Consider Gini index, classification error and cross-entropy in a simple classification setting with two classes. Create a single plot that displays each of these quantities as a function of pm1. The x-axis should display pm1, ranging from 0 to 1, and the y-axis should display the value of the Gini index, classification error and entropy. NOTE: pm1 = 1 - pm2
Gini Index: G = pm1 (1-pm1) + pm2(1-pm2) = (1-pm2) (1-(1-pm2)) + pm2(1-pm2) = (1-pm2) pm2 + (1-pm2)pm2 = 2(pm2)(1-pm2) = 2 * p * (1-p)
Class Error: E = 1 - max(pm1) = 1 - max(1-pm2) = 1 - pmax(p, 1-p)
Cross-Entropy: D = -(pm1 (logpm1) + pm2 (logpm2)) = -((1-pm2))(log(1-pm2)) + pm2 (log pm2)) = - (p * log(p) + (1 - p) * log(1 - p))
p = seq(0, 1, 0.01)
gini.index = 2 * p * (1 - p)
class.error = 1 - pmax(p, 1 - p)
cross.entropy = - (p * log(p) + (1 - p) * log(1 - p))
matplot(p, cbind(gini.index, class.error, cross.entropy), col = c("red", "green", "blue"))
Relates to plots in Figure 8.12.
Sketch tree corresponding to partition of predictor space illustrated in left-hand panel of Figure 8.12.
Create diagram similar to left-hand panel of Figure 8.12, using the tree illustrated in the right-hand panel of the same figure.
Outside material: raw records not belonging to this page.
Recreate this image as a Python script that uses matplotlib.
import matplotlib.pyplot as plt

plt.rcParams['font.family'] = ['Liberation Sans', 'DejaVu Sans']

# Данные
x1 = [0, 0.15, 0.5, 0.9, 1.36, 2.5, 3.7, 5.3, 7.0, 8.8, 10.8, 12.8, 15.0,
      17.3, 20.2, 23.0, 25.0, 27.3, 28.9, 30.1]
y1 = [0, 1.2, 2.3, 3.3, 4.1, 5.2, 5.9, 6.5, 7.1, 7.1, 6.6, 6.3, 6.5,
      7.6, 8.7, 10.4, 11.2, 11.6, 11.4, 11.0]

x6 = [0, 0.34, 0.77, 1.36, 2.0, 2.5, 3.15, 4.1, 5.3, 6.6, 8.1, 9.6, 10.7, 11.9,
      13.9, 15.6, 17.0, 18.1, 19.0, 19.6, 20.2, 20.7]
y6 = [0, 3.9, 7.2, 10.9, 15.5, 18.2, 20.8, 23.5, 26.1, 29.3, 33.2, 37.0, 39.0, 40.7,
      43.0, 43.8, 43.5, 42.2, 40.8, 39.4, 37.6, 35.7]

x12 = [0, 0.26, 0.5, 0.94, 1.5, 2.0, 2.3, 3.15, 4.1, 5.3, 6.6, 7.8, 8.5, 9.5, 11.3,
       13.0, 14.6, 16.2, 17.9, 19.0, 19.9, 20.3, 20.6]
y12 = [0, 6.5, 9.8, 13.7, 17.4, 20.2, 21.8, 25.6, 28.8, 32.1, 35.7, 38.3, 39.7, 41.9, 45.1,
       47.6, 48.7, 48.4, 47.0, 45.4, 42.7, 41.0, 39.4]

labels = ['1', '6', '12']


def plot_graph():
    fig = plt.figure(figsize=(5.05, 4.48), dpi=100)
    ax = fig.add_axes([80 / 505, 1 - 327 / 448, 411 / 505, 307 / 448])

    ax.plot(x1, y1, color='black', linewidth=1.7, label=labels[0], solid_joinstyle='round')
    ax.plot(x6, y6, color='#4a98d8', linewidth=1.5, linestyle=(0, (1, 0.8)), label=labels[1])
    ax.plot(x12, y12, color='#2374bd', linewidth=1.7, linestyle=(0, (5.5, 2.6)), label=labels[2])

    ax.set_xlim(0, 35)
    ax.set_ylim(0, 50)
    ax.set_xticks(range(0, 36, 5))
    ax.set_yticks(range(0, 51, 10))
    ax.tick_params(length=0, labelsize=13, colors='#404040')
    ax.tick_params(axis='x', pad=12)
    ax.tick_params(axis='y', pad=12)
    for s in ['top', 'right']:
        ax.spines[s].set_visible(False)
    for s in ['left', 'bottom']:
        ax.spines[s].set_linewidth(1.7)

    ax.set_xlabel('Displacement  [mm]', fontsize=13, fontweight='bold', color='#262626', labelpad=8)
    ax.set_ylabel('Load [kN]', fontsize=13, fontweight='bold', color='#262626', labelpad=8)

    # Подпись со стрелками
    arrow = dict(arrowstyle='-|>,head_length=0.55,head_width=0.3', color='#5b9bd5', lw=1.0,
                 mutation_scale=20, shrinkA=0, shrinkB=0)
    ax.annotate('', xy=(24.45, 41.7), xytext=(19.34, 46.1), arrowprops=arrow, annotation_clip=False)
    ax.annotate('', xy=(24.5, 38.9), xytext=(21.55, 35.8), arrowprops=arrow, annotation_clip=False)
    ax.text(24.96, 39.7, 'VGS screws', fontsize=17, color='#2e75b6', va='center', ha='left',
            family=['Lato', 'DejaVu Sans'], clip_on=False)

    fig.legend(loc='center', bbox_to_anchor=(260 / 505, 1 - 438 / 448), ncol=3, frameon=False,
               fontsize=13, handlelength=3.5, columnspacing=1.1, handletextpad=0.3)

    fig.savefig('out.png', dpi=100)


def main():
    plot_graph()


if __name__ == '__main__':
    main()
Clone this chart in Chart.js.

You should divide up the predictor space into the correct regions and indicate the mean for each region.
Problem 4, parts a and b
Suppose we prodcuce ten bootstrapped samples from a data set containing red and green classes. We then apply a classification tree to each bootstrapped sample and for a specific value of X, produce 10 estimates of P(Class is Red|X): 0.1, 0.15, 0.2, 0.2, 0.55, 0.6, 0.6, 0.65, 0.7, and 0.75.
There are two common ways to combine these results together into a single class prediction. One is the majority vote approach and the second approach is to classify based on the average probability. In this example, what is the final classification under each of these two approaches?
Majority Vote: Under this approach, X would be classified as Red. Six of the ten probabilities for the conditional probability (the class is Red given a value of X) are higher than 50%, meaning the class is Red. Red is the most commonly occuring class for the 10 predicitons (6 for Red, 4 for Green).
Average Probability:
(0.1+0.15+0.2+0.2+0.55+0.6+0.6+0.65+0.7+0.75)/10
## [1] 0.45
The average of the 10 probabilities is 0.45. Thus, this classification would indicate that X is green as the conditional probability is less than 50%.